* [Your task] Output exactly the lines from the first one down to the line containing "const alto_total = 840", inclusive.

* [Provided data]
* Start *
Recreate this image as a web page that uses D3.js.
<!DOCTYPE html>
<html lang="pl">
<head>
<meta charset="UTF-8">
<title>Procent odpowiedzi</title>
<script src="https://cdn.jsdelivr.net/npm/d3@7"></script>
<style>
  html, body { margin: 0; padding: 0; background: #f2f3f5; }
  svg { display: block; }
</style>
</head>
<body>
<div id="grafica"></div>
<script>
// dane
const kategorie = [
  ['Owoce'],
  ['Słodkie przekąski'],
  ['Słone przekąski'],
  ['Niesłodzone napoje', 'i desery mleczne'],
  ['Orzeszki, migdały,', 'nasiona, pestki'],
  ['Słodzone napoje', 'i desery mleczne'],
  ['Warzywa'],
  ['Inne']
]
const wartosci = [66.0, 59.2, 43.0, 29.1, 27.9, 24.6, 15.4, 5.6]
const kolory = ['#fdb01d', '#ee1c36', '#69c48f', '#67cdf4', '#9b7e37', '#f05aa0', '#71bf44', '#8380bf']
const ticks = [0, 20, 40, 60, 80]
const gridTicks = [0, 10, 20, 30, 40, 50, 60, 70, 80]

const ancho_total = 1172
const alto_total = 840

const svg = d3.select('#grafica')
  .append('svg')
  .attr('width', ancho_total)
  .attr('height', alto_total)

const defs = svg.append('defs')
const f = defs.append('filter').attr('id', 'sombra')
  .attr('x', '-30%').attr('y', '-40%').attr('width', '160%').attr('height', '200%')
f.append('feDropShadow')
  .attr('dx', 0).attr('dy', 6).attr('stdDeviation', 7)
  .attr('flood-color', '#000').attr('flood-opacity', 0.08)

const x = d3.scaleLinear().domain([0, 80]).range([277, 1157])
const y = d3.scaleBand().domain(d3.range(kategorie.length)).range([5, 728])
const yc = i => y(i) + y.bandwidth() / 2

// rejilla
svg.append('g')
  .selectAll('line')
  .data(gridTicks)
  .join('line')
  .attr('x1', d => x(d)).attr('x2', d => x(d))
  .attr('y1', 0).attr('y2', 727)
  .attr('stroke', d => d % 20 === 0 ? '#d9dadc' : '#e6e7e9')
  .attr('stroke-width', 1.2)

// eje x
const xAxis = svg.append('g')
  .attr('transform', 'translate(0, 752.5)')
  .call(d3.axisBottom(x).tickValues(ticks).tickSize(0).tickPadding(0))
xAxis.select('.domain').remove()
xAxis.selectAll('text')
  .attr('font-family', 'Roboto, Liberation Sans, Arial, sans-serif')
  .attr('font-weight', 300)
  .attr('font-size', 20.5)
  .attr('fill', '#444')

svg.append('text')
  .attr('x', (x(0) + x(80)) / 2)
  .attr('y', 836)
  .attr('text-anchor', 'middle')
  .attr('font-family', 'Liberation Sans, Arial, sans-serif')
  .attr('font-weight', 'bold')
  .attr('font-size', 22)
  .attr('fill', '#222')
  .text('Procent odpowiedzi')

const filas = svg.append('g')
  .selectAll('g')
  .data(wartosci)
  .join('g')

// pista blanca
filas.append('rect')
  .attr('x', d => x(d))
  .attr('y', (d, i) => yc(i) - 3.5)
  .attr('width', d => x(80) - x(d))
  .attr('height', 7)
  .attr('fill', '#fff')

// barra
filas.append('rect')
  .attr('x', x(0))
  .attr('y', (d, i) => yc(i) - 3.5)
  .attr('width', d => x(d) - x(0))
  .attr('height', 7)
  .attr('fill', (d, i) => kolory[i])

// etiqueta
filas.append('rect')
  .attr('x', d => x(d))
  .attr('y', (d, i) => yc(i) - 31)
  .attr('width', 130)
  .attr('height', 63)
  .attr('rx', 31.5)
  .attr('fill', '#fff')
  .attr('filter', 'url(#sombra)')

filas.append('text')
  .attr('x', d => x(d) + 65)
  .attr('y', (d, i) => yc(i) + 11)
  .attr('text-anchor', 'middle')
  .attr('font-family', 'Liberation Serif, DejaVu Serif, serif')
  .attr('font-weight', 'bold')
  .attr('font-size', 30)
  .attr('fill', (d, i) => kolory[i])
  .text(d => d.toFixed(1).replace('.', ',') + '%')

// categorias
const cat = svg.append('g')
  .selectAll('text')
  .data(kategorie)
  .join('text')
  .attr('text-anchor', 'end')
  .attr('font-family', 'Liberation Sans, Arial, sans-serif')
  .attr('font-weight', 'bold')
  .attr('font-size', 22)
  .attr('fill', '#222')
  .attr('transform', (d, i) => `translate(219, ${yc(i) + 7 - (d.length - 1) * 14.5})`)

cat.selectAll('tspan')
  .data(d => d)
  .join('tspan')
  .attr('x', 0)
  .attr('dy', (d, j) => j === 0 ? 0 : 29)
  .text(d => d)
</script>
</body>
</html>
* End *
* [Response below]
Recreate this image as a web page that uses D3.js.
<!DOCTYPE html>
<html lang="pl">
<head>
<meta charset="UTF-8">
<title>Procent odpowiedzi</title>
<script src="https://cdn.jsdelivr.net/npm/d3@7"></script>
<style>
  html, body { margin: 0; padding: 0; background: #f2f3f5; }
  svg { display: block; }
</style>
</head>
<body>
<div id="grafica"></div>
<script>
// dane
const kategorie = [
  ['Owoce'],
  ['Słodkie przekąski'],
  ['Słone przekąski'],
  ['Niesłodzone napoje', 'i desery mleczne'],
  ['Orzeszki, migdały,', 'nasiona, pestki'],
  ['Słodzone napoje', 'i desery mleczne'],
  ['Warzywa'],
  ['Inne']
]
const wartosci = [66.0, 59.2, 43.0, 29.1, 27.9, 24.6, 15.4, 5.6]
const kolory = ['#fdb01d', '#ee1c36', '#69c48f', '#67cdf4', '#9b7e37', '#f05aa0', '#71bf44', '#8380bf']
const ticks = [0, 20, 40, 60, 80]
const gridTicks = [0, 10, 20, 30, 40, 50, 60, 70, 80]

const ancho_total = 1172
const alto_total = 840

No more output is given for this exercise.